In order to detect the presence of a target, a missile system must be equipped with a sensor system. These sensor systems may detect radiation emanating from a target, determine the point of origin of that radiation, and direct the missile accordingly. The sensors can be sensitive to many different types of radiation emanating from a target including infra-red, visible light, radar, etc.
In many cases, the process of firing a missile includes a separate detection system that can detect the presence of possible targets. This auxiliary system may be a ground or vehicle-based radar station that is located in close proximity to the missile silo or magazine. The auxiliary detection system, upon detecting the possible presence of a target, maps out an uncertainty volume. This uncertainty volume describes a space—generally in the form of a cone emanating from the auxiliary detection system—in which the auxiliary detection system detects the presence of a possible target. The dimensions and orientation of the uncertainty volume are then transferred to the missile which, when fired, may scan the uncertainty volume for possible targets to attack. Depending upon the targeting requirements of the missile, the dimensions of the uncertainty volume can either be narrowed to increase the probability that the missile will find a target or broadened to ensure that a thorough search for targets is performed. If the missile itself does not efficiently detect targets, the initial uncertainty volume may be narrowed. However, if the uncertainty volume is too narrow it may not contain any targets. A broader uncertainty volume may be more preferable, but requires that the missile more efficiently and accurately search that uncertainty volume for a target.
One way to make a missile targeting system scan an uncertainty volume more efficiently is to increase the accuracy of its detection systems. Several methods have been used to increase the accuracy of missile detection systems. These include step-staring or tiling a square array of sensor detectors. This method includes recording data from the sensor system, moving the entire sensor system to record another image that does not overlap with the first, and then tiling the results to generate a larger data set. This method relies on the accuracy of each sensor pixel in the sensor array, potentially resulting in inaccurate data.

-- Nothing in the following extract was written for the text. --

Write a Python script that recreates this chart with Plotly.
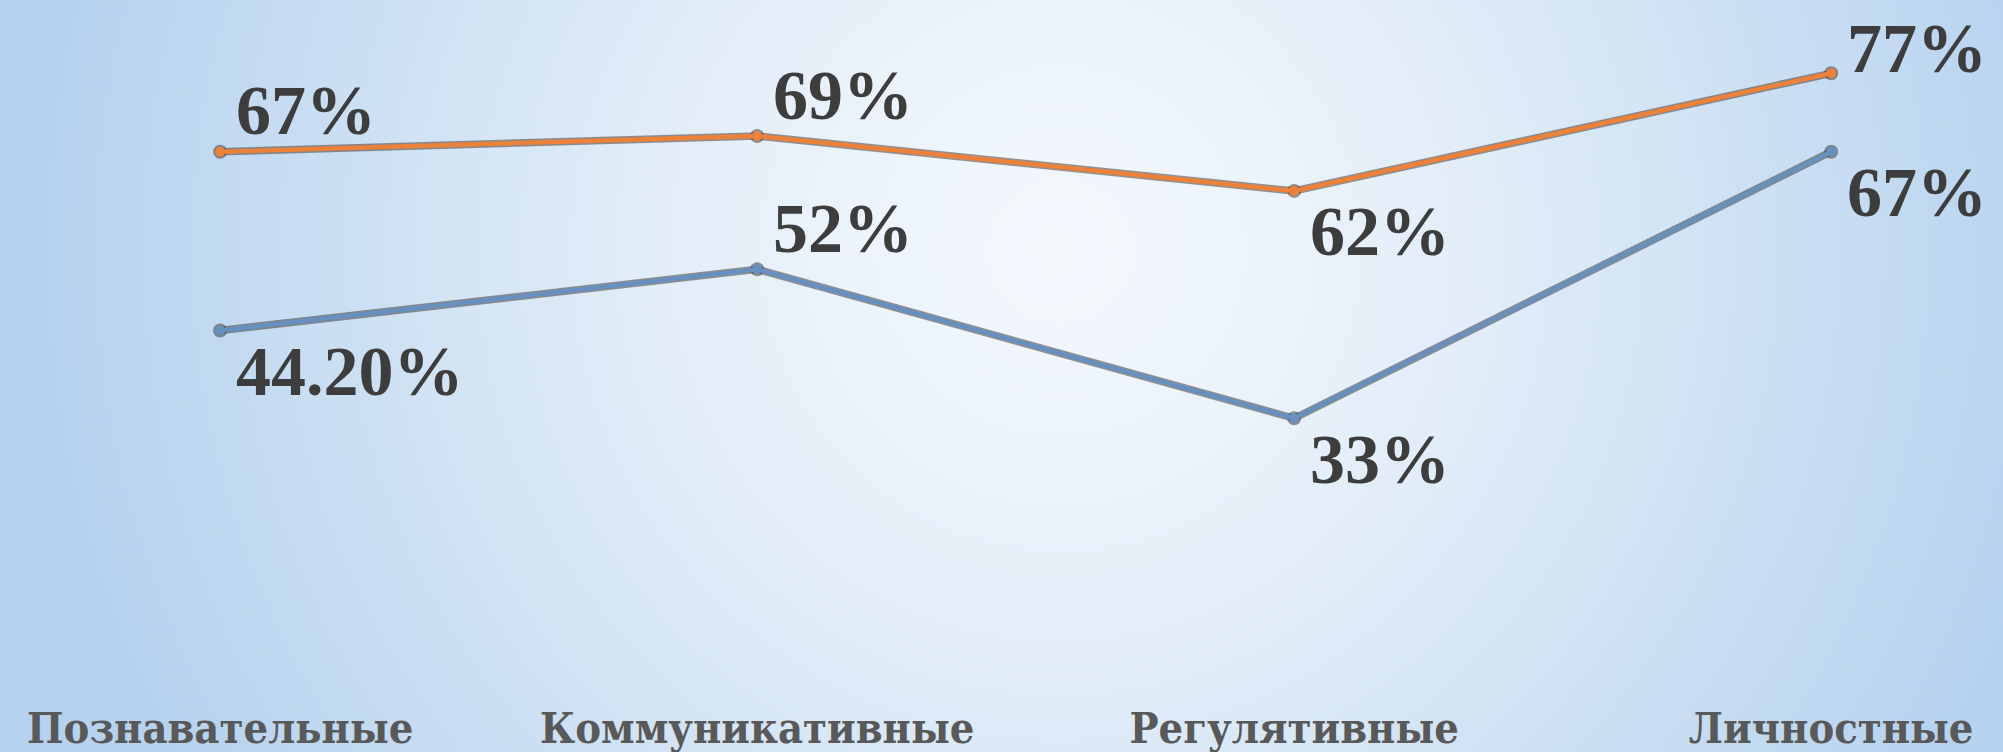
import numpy as np
import plotly.graph_objects as go

# Categories of learning activities and the two measured series (percent)
categories = ["Познавательные", "Коммуникативные", "Регулятивные", "Личностные"]
series_start = [44.2, 52, 33, 67]
series_end = [67, 69, 62, 77]
labels_start = ["44.20%", "52%", "33%", "67%"]
labels_end = ["67%", "69%", "62%", "77%"]

# Which side of the point each value label sits on
side_start = ["below", "above", "below", "below"]
side_end = ["above", "above", "below", "above"]

W, H = 2003, 752
PLOT_BOTTOM = 75            # px from the bottom of the figure to the value axis zero
Y_MAX = 86.35
PX_PER_UNIT = (H - PLOT_BOTTOM) / Y_MAX

BLUE = "#6590bf"
ORANGE = "#ec8139"
OUTLINE = "rgba(70,60,55,0.55)"

fig = go.Figure()

# Soft radial background: light in the middle, pale blue toward the edges
gx = np.linspace(-40, W + 40, 130)
gy = np.linspace(-40, H + 40, 56)
XX, YY = np.meshgrid(gx, gy)
cx, cy = 1060, H - 250
r = np.sqrt((XX - cx) ** 2 + (YY - cy) ** 2) / 1020.0
t = np.clip(r, 0, 1) ** 1.15
fig.add_trace(go.Heatmap(
    x=gx, y=gy, z=t, zmin=0, zmax=1, zsmooth="best", showscale=False,
    colorscale=[[0, "#f4f8fd"], [0.35, "#e2edf8"], [0.7, "#c9def2"], [1, "#b5d2ef"]],
    hoverinfo="skip", xaxis="x", yaxis="y",
))


def add_series(values, color):
    # dark outline underneath, coloured line on top
    fig.add_trace(go.Scatter(
        x=categories, y=values, mode="lines+markers", xaxis="x2", yaxis="y2",
        line=dict(color=OUTLINE, width=7.5),
        marker=dict(size=14, color=OUTLINE), hoverinfo="skip", showlegend=False,
    ))
    fig.add_trace(go.Scatter(
        x=categories, y=values, mode="lines+markers", xaxis="x2", yaxis="y2",
        line=dict(color=color, width=4.5),
        marker=dict(size=10, color=color), showlegend=False,
    ))


add_series(series_start, BLUE)
add_series(series_end, ORANGE)

annotations = []
for vals, labs, sides in ((series_end, labels_end, side_end),
                          (series_start, labels_start, side_start)):
    for cat, v, lab, s in zip(categories, vals, labs, sides):
        if s == "above":
            # keep labels near the top edge inside the figure
            from_top = (Y_MAX - v) * PX_PER_UNIT
            shift = min(41, from_top - 48)
        else:
            shift = -41
        annotations.append(dict(
            x=cat, y=v, xref="x2", yref="y2", text=lab, showarrow=False,
            xanchor="left", yanchor="middle", xshift=15, yshift=shift,
            borderpad=0,
            font=dict(family="Liberation Serif", size=70, color="#3d3d3d",
                      weight="bold"),
        ))

fig.update_layout(
    width=W, height=H,
    margin=dict(l=0, r=0, t=0, b=0, pad=0),
    paper_bgcolor="#c8dcf0",
    plot_bgcolor="rgba(0,0,0,0)",
    showlegend=False,
    annotations=annotations,
    xaxis=dict(domain=[0, 1], range=[0, W], visible=False, fixedrange=True,
               automargin=False),
    yaxis=dict(domain=[0, 1], range=[0, H], visible=False, fixedrange=True,
               automargin=False),
    xaxis2=dict(
        domain=[0, 1], anchor="y2", type="category", range=[-0.41, 3.32],
        showgrid=False, zeroline=False, showline=False, ticks="",
        automargin=False, ticklabelstandoff=22,
        tickfont=dict(family="DejaVu Serif Condensed, DejaVu Serif", size=43,
                      color="#595959", weight="bold"),
    ),
    yaxis2=dict(
        domain=[PLOT_BOTTOM / H, 1], anchor="x2", range=[0, Y_MAX],
        showgrid=False, zeroline=False, showline=False, showticklabels=False,
        automargin=False,
    ),
)

fig.write_html("out.html")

The sensor systems that missiles carry are not perfect and often contain defects such as dead, always-on, noisy or inaccurate sensor pixels. These inaccuracies result in a missile that is less likely to detect a probable target and more likely to detect a false target. They also severely limit the effectiveness of the step-staring or tiling method mentioned above. Several methods have been used in an effort to increase the fidelity of a missile's sensor systems. These include summing or averaging multiple frames recorded from the sensor system in an attempt to remove noise recorded by the sensor system. Although these methods are able to remove some noise from the system, they do not account for the problems associated with dead, always-on or inaccurate sensor pixels.